Mais dans l’histoire, elle a eu de l’importance. Enormément. Homère, Virgile, Dante, Shakespeare, Wordsworth, Whitman, Frost, Eliot, Stevens, et beaucoup d’autres. La vie humaine est appauvrie – quelque chose de l’esprit humain fait défaut – quand nos paroles perdent la capacité de nous transporter dans la réalité d’autres royaumes que nous ignorons à nos risques et périls.

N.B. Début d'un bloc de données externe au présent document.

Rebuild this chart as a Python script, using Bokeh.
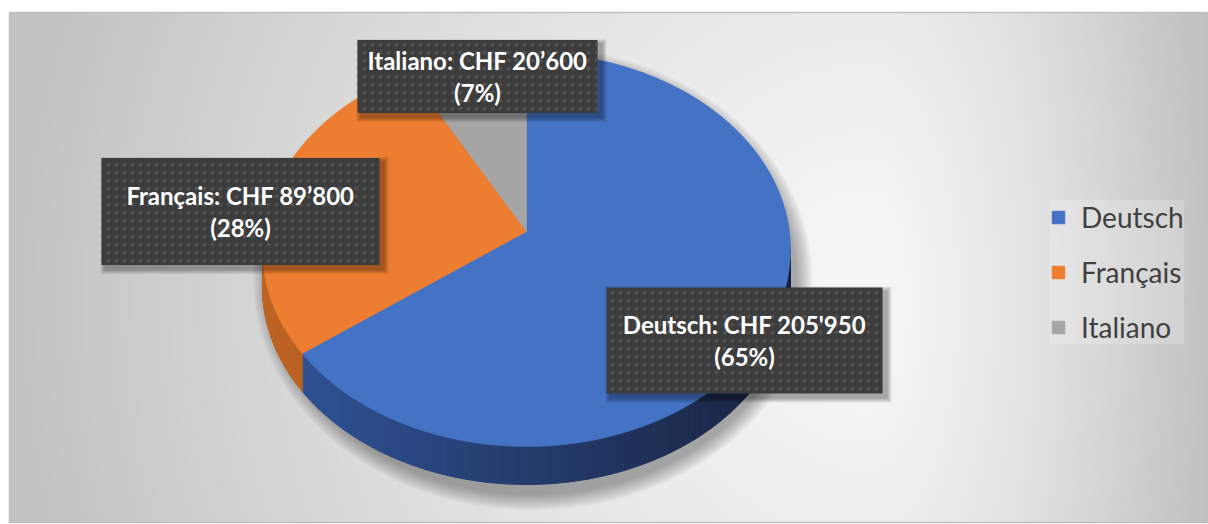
import numpy as np
from bokeh.plotting import figure
from bokeh.models import Range1d, ColumnDataSource
from bokeh.core.properties import value
from bokeh.embed import file_html
from bokeh.resources import INLINE

# ---------------- data ----------------
categories = ["Deutsch", "Français", "Italiano"]
amounts = [205950, 89800, 20600]
amount_labels = ["205'950", "89’800", "20’600"]
percent_labels = ["65%", "28%", "7%"]
colors = ["#4472C4", "#ED7D31", "#A5A5A5"]
side_left = ["#30559a", "#bd6424", "#7c7c7c"]
side_right = ["#19233f", "#9a4d16", "#5c5c5c"]

# ---------------- layout ----------------
W, H = 1208, 524
FX0, FX1, FY0, FY1 = 9, 1207, 12, 522      # chart area (pixels, y down)
CX, CY = 526, 249                          # ellipse centre
VX, VY = 526, 231                          # apparent vertex of the slices
RX, RY = 264, 197                          # ellipse radii
DEPTH = 38
WARP = 4.0                                 # perspective angle warp (deg)

box_cx = [744, 240, 477]
box_cy = [340, 211, 76]
box_w = [276, 278, 240]
box_h = [106, 107, 73]


def Y(py):
    return H - np.asarray(py, dtype=float)


p = figure(width=W, height=H, x_range=Range1d(0, W), y_range=Range1d(0, H),
           output_backend="svg", toolbar_location=None, min_border=0,
           outline_line_color=None, background_fill_color="white",
           border_fill_color="white", x_axis_location=None, y_axis_location=None)
p.grid.visible = False

# ---------------- background gradient ----------------
nc, nr = 599, 255
xs_px = np.linspace(FX0, FX1, nc)
ys_px = np.linspace(FY1, FY0, nr)   # row 0 = bottom
XX, YY = np.meshgrid(xs_px, ys_px)
GX, GY = 870, 300
dx = np.where(XX < GX, (XX - GX) / (GX - FX0), (XX - GX) / (FX1 - GX))
dy = (YY - GY) / 900.0
t = np.clip(np.sqrt(dx ** 2 + dy ** 2), 0, 1)
g = np.clip(246 - 52 * t ** 1.4, 0, 255).astype(np.uint8)
img = np.empty((nr, nc), dtype=np.uint32)
view = img.view(dtype=np.uint8).reshape((nr, nc, 4))
view[..., 0] = g
view[..., 1] = g
view[..., 2] = g
view[..., 3] = 255
p.image_rgba(image=[img], x=FX0, y=float(Y(FY1)), dw=FX1 - FX0, dh=FY1 - FY0)
p.quad(left=FX0, right=FX1, bottom=float(Y(FY1)), top=float(Y(FY0)),
       fill_color=None, line_color="#bfbfbf", line_width=1.5)

# ---------------- pie shadow ----------------
for k in range(14):
    grow = 16 - k * 1.2
    p.ellipse(x=CX + 6, y=float(Y(CY + DEPTH / 2 + 10)), width=2 * (RX + grow),
              height=2 * (RY + DEPTH / 2 + grow), fill_color="black",
              fill_alpha=0.025, line_color=None)

# ---------------- slice angles ----------------
total = float(sum(amounts))
fracs = [a / total for a in amounts]
starts, ends = [], []
ang = 90.0
for f in fracs:
    starts.append(ang)
    ang -= 360.0 * f
    ends.append(ang)


def rim(theta_deg):
    th = np.radians(np.asarray(theta_deg, dtype=float))
    # slight perspective: angles near the viewer spread out
    th = th - np.radians(WARP) * np.sin(2 * th)
    return CX + RX * np.cos(th), CY - RY * np.sin(th)


def hex2rgb(h):
    h = h.lstrip("#")
    return np.array([int(h[i:i + 2], 16) for i in (0, 2, 4)], dtype=float)


def rgb2hex(c):
    c = np.clip(np.round(c), 0, 255).astype(int)
    return "#%02x%02x%02x" % tuple(c)


# ---------------- sides (visible lower half) ----------------
side_xs, side_ys, side_cols = [], [], []
for i in range(len(categories)):
    a_hi, a_lo = starts[i], ends[i]          # a_lo < a_hi
    for shift in (0, -360, 360):
        lo = max(a_lo + shift, -180.0)
        hi = min(a_hi + shift, 0.0)
        if hi <= lo:
            continue
        n = max(2, int((hi - lo) / 1.5))
        edges = np.linspace(lo, hi, n + 1)
        cl, cr = hex2rgb(side_left[i]), hex2rgb(side_right[i])
        for j in range(n):
            x1, y1 = rim(edges[j])
            x2, y2 = rim(edges[j + 1])
            xm = (x1 + x2) / 2
            s = np.clip((xm - (CX - RX)) / (2 * RX), 0, 1)
            col = rgb2hex(cl + (cr - cl) * s)
            side_xs.append([x1, x2, x2, x1])
            side_ys.append(list(Y([y1, y2, y2 + DEPTH, y1 + DEPTH])))
            side_cols.append(col)
p.patches(xs=side_xs, ys=side_ys, fill_color=side_cols, line_color=side_cols,
          line_width=1)

# ---------------- top faces ----------------
top_xs, top_ys = [], []
for i in range(len(categories)):
    n = max(4, int(abs(starts[i] - ends[i]) / 1.0))
    th = np.linspace(starts[i], ends[i], n + 1)
    px_, py_ = rim(th)
    top_xs.append([VX] + list(px_))
    top_ys.append(list(Y([VY] + list(py_))))
src = ColumnDataSource(dict(xs=top_xs, ys=top_ys, color=colors, name=categories))
p.patches(xs="xs", ys="ys", fill_color="color", line_color="color", line_width=0.6,
          source=src, legend_field="name")

# ---------------- data labels ----------------
for i in range(len(categories)):
    for k in range(5):
        e = 5 - k
        p.rect(x=box_cx[i] + 4, y=float(Y(box_cy[i] + 4)), width=box_w[i] + 2 * e,
               height=box_h[i] + 2 * e, fill_color="black", fill_alpha=0.07,
               line_color=None)
    p.rect(x=box_cx[i], y=float(Y(box_cy[i])), width=box_w[i], height=box_h[i],
           fill_color="#3c3c3c", line_color=None, hatch_pattern="dot",
           hatch_color="#4f4f4f", hatch_scale=8, hatch_weight=1.0)

line1 = [f"{c}: CHF {a}" for c, a in zip(categories, amount_labels)]
line2 = [f"({pc})" for pc in percent_labels]
lab = ColumnDataSource(dict(
    x=box_cx,
    y1=list(Y([c - 16 for c in box_cy])),
    y2=list(Y([c + 16 for c in box_cy])),
    t1=line1, t2=line2))
for yk, tk in (("y1", "t1"), ("y2", "t2")):
    p.text(x="x", y=yk, text=tk, source=lab, text_font=value("Lato"),
           text_font_style="bold", text_font_size="24px", text_color="white",
           text_align="center", text_baseline="middle")

# ---------------- legend ----------------
lg = p.legend[0]
lg.location = (1050, 180)
lg.orientation = "vertical"
lg.label_text_font = "Lato"
lg.label_text_font_size = "28px"
lg.label_text_color = "#404040"
lg.glyph_width = 16
lg.glyph_height = 16
lg.label_standoff = 15
lg.spacing = 21
lg.padding = 16
lg.margin = 0
lg.border_line_color = None
lg.background_fill_color = "white"
lg.background_fill_alpha = 0.2

open("out.html", "w").write(file_html(p, INLINE))
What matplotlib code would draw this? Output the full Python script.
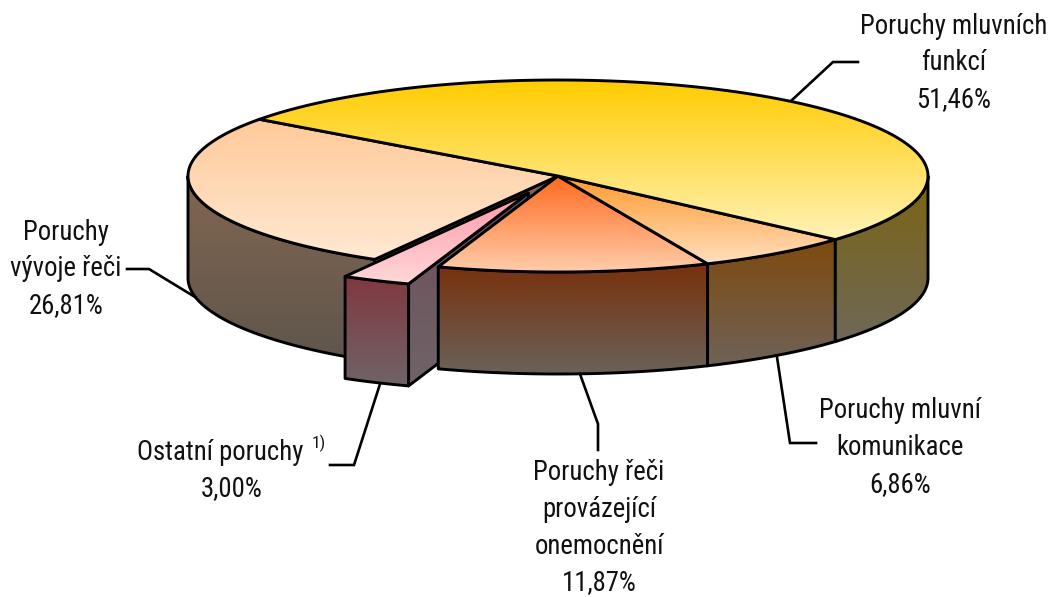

Comme l’a écrit JP II dans un poème puissant (« Matière ») qui traitait de l’époque où il était ouvrier dans une carrière de pierre en Pologne, « Ne crains pas. Les besoins quotidiens de l’homme ont une large envergure, / le lit rigide d’une rivière ne peut les emprisonner longtemps. »
La poésie peut avoir de l’importance, et elle en a, peut-être pas très souvent de nos jours, surtout si elle essaye d’être signifiante au sens étroit et laïc du terme. Elle n’en a jamais autant que lorsqu’elle essaye d’être politique. Le passage ci-dessus avait une signification politique, bien sûr, dans la Pologne communiste. Mais bien plus que cela, pour n’importe quelle société humaine aussi, et pour toutes en fait.
A notre époque, quand tout – même dans l’Eglise – semble devenu désespérément et irrémédiablement politisé, il est bon de se souvenir que la délicatesse d’esprit, et la profondeur de perception peuvent en effet être la puissance insoupçonnée qui se cache derrière les agissements du « vrai monde » et donne vraiment une nouvelle forme aux choses.
Le travail commence au-dedans, au dehors, il occupe une telle place
Que bientôt il saisit les mains, puis les limites du souffle
Regarde – ta volonté fait profondément résonner la pierre,
La pensée atteint la certitude, un sommet
A la fois pour le cœur et pour la main.
C’est le cas du pape qui était poète, mais aussi dramaturge, philosophe, théologien – un chef moral et politique et qui, incidemment, a changé le cours du monde moderne. Et, pas du tout incidemment, était aussi un grand saint.